# Your instructions:
Exactly as written, retype the listing below, omitting the pictures.

# Provided material:
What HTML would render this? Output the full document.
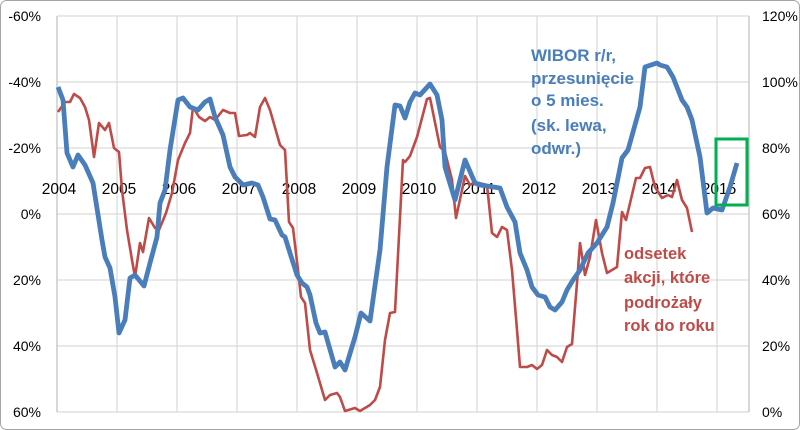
<!DOCTYPE html>
<html><head><meta charset="utf-8"><style>
html,body{margin:0;padding:0;background:#fff;}
svg{display:block;font-family:"Liberation Sans",sans-serif;}
</style></head><body>
<svg width="800" height="430" viewBox="0 0 800 430" xmlns="http://www.w3.org/2000/svg">
<rect x="0.5" y="0.5" width="799" height="429" rx="6" fill="#fff" stroke="#a6a6a6"/>
<g stroke="#d9d9d9" stroke-width="1.2">
<line x1="57" y1="16" x2="749" y2="16"/><line x1="57" y1="82" x2="749" y2="82"/>
<line x1="57" y1="148" x2="749" y2="148"/><line x1="57" y1="214" x2="749" y2="214"/>
<line x1="57" y1="280" x2="749" y2="280"/><line x1="57" y1="346" x2="749" y2="346"/>
<line x1="57" y1="412" x2="749" y2="412"/>
<line x1="117" y1="16" x2="117" y2="412"/><line x1="177" y1="16" x2="177" y2="412"/>
<line x1="237" y1="16" x2="237" y2="412"/><line x1="297" y1="16" x2="297" y2="412"/>
<line x1="357" y1="16" x2="357" y2="412"/><line x1="417" y1="16" x2="417" y2="412"/>
<line x1="477" y1="16" x2="477" y2="412"/><line x1="537" y1="16" x2="537" y2="412"/>
<line x1="597" y1="16" x2="597" y2="412"/><line x1="657" y1="16" x2="657" y2="412"/>
<line x1="717" y1="16" x2="717" y2="412"/>
</g>
<line x1="57" y1="16" x2="57" y2="412" stroke="#bfbfbf" stroke-width="1.2"/>
<line x1="749" y1="16" x2="749" y2="412" stroke="#bfbfbf" stroke-width="1.2"/>
<g font-size="14" fill="#000" text-anchor="end">
<text x="41" y="21">-60%</text><text x="41" y="87">-40%</text><text x="41" y="153">-20%</text>
<text x="41" y="219">0%</text><text x="41" y="285">20%</text><text x="41" y="351">40%</text><text x="41" y="417">60%</text>
</g>
<g font-size="14" fill="#000" text-anchor="start">
<text x="762" y="21">120%</text><text x="762" y="87">100%</text><text x="762" y="153">80%</text>
<text x="762" y="219">60%</text><text x="762" y="285">40%</text><text x="762" y="351">20%</text><text x="762" y="417">0%</text>
</g>
<g font-size="15.5" fill="#000" text-anchor="middle">
<text x="59" y="194">2004</text><text x="119" y="194">2005</text><text x="179" y="194">2006</text>
<text x="239" y="194">2007</text><text x="299" y="194">2008</text><text x="359" y="194">2009</text>
<text x="419" y="194">2010</text><text x="479" y="194">2011</text><text x="539" y="194">2012</text>
<text x="599" y="194">2013</text><text x="659" y="194">2014</text><text x="719" y="194">2015</text>
</g>
<polyline fill="none" stroke="#be4b48" stroke-width="2.6" stroke-linejoin="round" points="58,112 65,102 70,102 74,94 80,98 85,107 89,120 94,157 99,123 105,130 109,123 114,148 119,152 122,190 127,230 132,260 135,277 140,243 143,252 149,218 155,228 159,230 166,213 172,193 178,160 185,143 190,133 193,107 199,117 205,121 210,117 215,120 223,110 230,113 235,113 239,136 247,135 250,133 255,137 260,107 265,98 270,110 280,145 285,150 289,222 293,228 298,270 301,297 305,303 310,350 317,373 325,400 330,395 337,393 340,397 345,411 355,408 360,411 370,405 375,400 380,387 385,340 390,313 395,312 403,160 405,162 410,156 417,137 427,99 430,98 440,147 445,152 452,180 456,218 465,176 470,185 475,182 487,185 492,233 497,237 502,227 507,230 512,270 517,330 520,367 527,367 532,365 537,369 542,365 547,350 552,355 557,357 562,362 567,347 572,344 577,283 580,243 585,275 590,257 596,220 602,253 607,273 617,267 622,212 626,220 636,178 640,178 645,168 650,167 655,187 662,198 668,195 672,197 677,180 682,200 687,208 692,232"/>
<polyline fill="none" stroke="#4a7ebb" stroke-width="4.8" stroke-linejoin="round" points="58,87 63,100 67,153 73,167 78,155 85,165 93,183 102,240 105,257 110,268 115,297 119,333 125,320 130,278 135,275 144,286 150,263 157,237 160,203 165,190 170,150 178,100 183,98 190,107 198,110 205,102 210,99 215,117 223,135 230,167 235,177 243,185 252,183 258,185 263,197 270,219 275,220 282,235 285,237 290,253 297,275 302,283 307,287 310,295 316,323 320,333 325,332 335,367 340,362 345,370 355,337 361,313 370,321 380,250 387,167 395,105 400,106 405,118 410,102 415,93 420,95 430,84 437,95 442,120 445,167 455,200 460,180 465,160 475,183 480,185 500,188 507,207 515,222 520,253 527,270 532,287 538,295 545,297 550,307 555,310 562,302 567,290 573,280 580,270 588,253 597,243 607,227 613,203 622,158 628,150 640,107 645,67 657,63 660,65 667,67 673,77 682,100 687,107 692,120 700,157 707,213 713,208 722,210 730,187 737,163"/>
<rect x="716" y="139" width="31" height="66" fill="none" stroke="#00b050" stroke-width="3"/>
<g font-size="17" font-weight="bold" fill="#4a7ebb">
<text x="531" y="61">WIBOR r/r,</text><text x="531" y="84">przesunięcie</text>
<text x="531" y="106">o 5 mies.</text><text x="531" y="131">(sk. lewa,</text><text x="531" y="154">odwr.)</text>
</g>
<g font-size="16.5" font-weight="bold" fill="#be4b48">
<text x="624" y="259">odsetek</text><text x="624" y="283">akcji, które</text>
<text x="624" y="308">podrożały</text><text x="624" y="331">rok do roku</text>
</g>
</svg>
</body></html>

# Expected answer:
What HTML would render this? Output the full document.
<!DOCTYPE html>
<html><head><meta charset="utf-8"><style>
html,body{margin:0;padding:0;background:#fff;}
svg{display:block;font-family:"Liberation Sans",sans-serif;}
</style></head><body>
<svg width="800" height="430" viewBox="0 0 800 430" xmlns="http://www.w3.org/2000/svg">
<rect x="0.5" y="0.5" width="799" height="429" rx="6" fill="#fff" stroke="#a6a6a6"/>
<g stroke="#d9d9d9" stroke-width="1.2">
<line x1="57" y1="16" x2="749" y2="16"/><line x1="57" y1="82" x2="749" y2="82"/>
<line x1="57" y1="148" x2="749" y2="148"/><line x1="57" y1="214" x2="749" y2="214"/>
<line x1="57" y1="280" x2="749" y2="280"/><line x1="57" y1="346" x2="749" y2="346"/>
<line x1="57" y1="412" x2="749" y2="412"/>
<line x1="117" y1="16" x2="117" y2="412"/><line x1="177" y1="16" x2="177" y2="412"/>
<line x1="237" y1="16" x2="237" y2="412"/><line x1="297" y1="16" x2="297" y2="412"/>
<line x1="357" y1="16" x2="357" y2="412"/><line x1="417" y1="16" x2="417" y2="412"/>
<line x1="477" y1="16" x2="477" y2="412"/><line x1="537" y1="16" x2="537" y2="412"/>
<line x1="597" y1="16" x2="597" y2="412"/><line x1="657" y1="16" x2="657" y2="412"/>
<line x1="717" y1="16" x2="717" y2="412"/>
</g>
<line x1="57" y1="16" x2="57" y2="412" stroke="#bfbfbf" stroke-width="1.2"/>
<line x1="749" y1="16" x2="749" y2="412" stroke="#bfbfbf" stroke-width="1.2"/>
<g font-size="14" fill="#000" text-anchor="end">
<text x="41" y="21">-60%</text><text x="41" y="87">-40%</text><text x="41" y="153">-20%</text>
<text x="41" y="219">0%</text><text x="41" y="285">20%</text><text x="41" y="351">40%</text><text x="41" y="417">60%</text>
</g>
<g font-size="14" fill="#000" text-anchor="start">
<text x="762" y="21">120%</text><text x="762" y="87">100%</text><text x="762" y="153">80%</text>
<text x="762" y="219">60%</text><text x="762" y="285">40%</text><text x="762" y="351">20%</text><text x="762" y="417">0%</text>
</g>
<g font-size="15.5" fill="#000" text-anchor="middle">
<text x="59" y="194">2004</text><text x="119" y="194">2005</text><text x="179" y="194">2006</text>
<text x="239" y="194">2007</text><text x="299" y="194">2008</text><text x="359" y="194">2009</text>
<text x="419" y="194">2010</text><text x="479" y="194">2011</text><text x="539" y="194">2012</text>
<text x="599" y="194">2013</text><text x="659" y="194">2014</text><text x="719" y="194">2015</text>
</g>
<polyline fill="none" stroke="#be4b48" stroke-width="2.6" stroke-linejoin="round" points="58,112 65,102 70,102 74,94 80,98 85,107 89,120 94,157 99,123 105,130 109,123 114,148 119,152 122,190 127,230 132,260 135,277 140,243 143,252 149,218 155,228 159,230 166,213 172,193 178,160 185,143 190,133 193,107 199,117 205,121 210,117 215,120 223,110 230,113 235,113 239,136 247,135 250,133 255,137 260,107 265,98 270,110 280,145 285,150 289,222 293,228 298,270 301,297 305,303 310,350 317,373 325,400 330,395 337,393 340,397 345,411 355,408 360,411 370,405 375,400 380,387 385,340 390,313 395,312 403,160 405,162 410,156 417,137 427,99 430,98 440,147 445,152 452,180 456,218 465,176 470,185 475,182 487,185 492,233 497,237 502,227 507,230 512,270 517,330 520,367 527,367 532,365 537,369 542,365 547,350 552,355 557,357 562,362 567,347 572,344 577,283 580,243 585,275 590,257 596,220 602,253 607,273 617,267 622,212 626,220 636,178 640,178 645,168 650,167 655,187 662,198 668,195 672,197 677,180 682,200 687,208 692,232"/>
<polyline fill="none" stroke="#4a7ebb" stroke-width="4.8" stroke-linejoin="round" points="58,87 63,100 67,153 73,167 78,155 85,165 93,183 102,240 105,257 110,268 115,297 119,333 125,320 130,278 135,275 144,286 150,263 157,237 160,203 165,190 170,150 178,100 183,98 190,107 198,110 205,102 210,99 215,117 223,135 230,167 235,177 243,185 252,183 258,185 263,197 270,219 275,220 282,235 285,237 290,253 297,275 302,283 307,287 310,295 316,323 320,333 325,332 335,367 340,362 345,370 355,337 361,313 370,321 380,250 387,167 395,105 400,106 405,118 410,102 415,93 420,95 430,84 437,95 442,120 445,167 455,200 460,180 465,160 475,183 480,185 500,188 507,207 515,222 520,253 527,270 532,287 538,295 545,297 550,307 555,310 562,302 567,290 573,280 580,270 588,253 597,243 607,227 613,203 622,158 628,150 640,107 645,67 657,63 660,65 667,67 673,77 682,100 687,107 692,120 700,157 707,213 713,208 722,210 730,187 737,163"/>
<rect x="716" y="139" width="31" height="66" fill="none" stroke="#00b050" stroke-width="3"/>
<g font-size="17" font-weight="bold" fill="#4a7ebb">
<text x="531" y="61">WIBOR r/r,</text><text x="531" y="84">przesunięcie</text>
<text x="531" y="106">o 5 mies.</text><text x="531" y="131">(sk. lewa,</text><text x="531" y="154">odwr.)</text>
</g>
<g font-size="16.5" font-weight="bold" fill="#be4b48">
<text x="624" y="259">odsetek</text><text x="624" y="283">akcji, które</text>
<text x="624" y="308">podrożały</text><text x="624" y="331">rok do roku</text>
</g>
</svg>
</body></html>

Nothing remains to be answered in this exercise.